I have now seen that this is going to be the first in a series - which is a) good news because I loved Blood will be Born, but b) perhaps answers my only criticism.... DI Sheen is told something near the end of the book and I wanted him to follow this up but he didn't. (I hope that McCusker continues as a character - i thought she was as interesting as Sheen).

Have to highlight the performance by Stephen Armstrong - it's hard to listen to one person for many hours and remain convinced by all the characters but this was done brilliantly.

The book is very much about Belfast and it fleshed out the characters, politics and interwoven yet separate worlds that most of us only know from TV headlines. The city and particularly the vulnerability of the new(ish) 'peace' provided the foundation for the plot which was integrated skillfully rather than just plonked onto the setting.

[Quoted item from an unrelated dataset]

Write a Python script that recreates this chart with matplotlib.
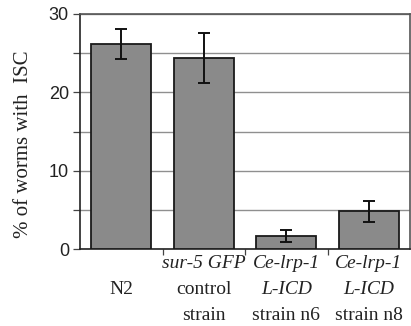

I enjoyed the 'now you see it now you don't' depiction of power - how much are security services manipulating things and why? who owns or owes who? who can you trust?

It's a thriller and it is set in Northern Ireland - there is going to be violence. Donnelly keeps (just..) to the right side of over-gruesome or gratuitous.

The ghost of the collective history and individuals' traumatic pasts run through the book - we start will a traipse through a remote bog and it is all too easy to believe in the Moley haunting Fryer. I wasn't totally convinced by what happened re: the Moley (don't want to give anything away) and in some ways the fast paced escalation of the crime drama towards the end mean we lose sight, a little, of the internal narratives of the two seriously unwell characters. We see what they do but I felt I'd lost touch a little with why they thought they were doing it. (Writing this feels like nit-picking - which just shows how good it was overall.)

I'm really looking forward to another one coming out. In the meantime, quite a few people might get this for Christmas.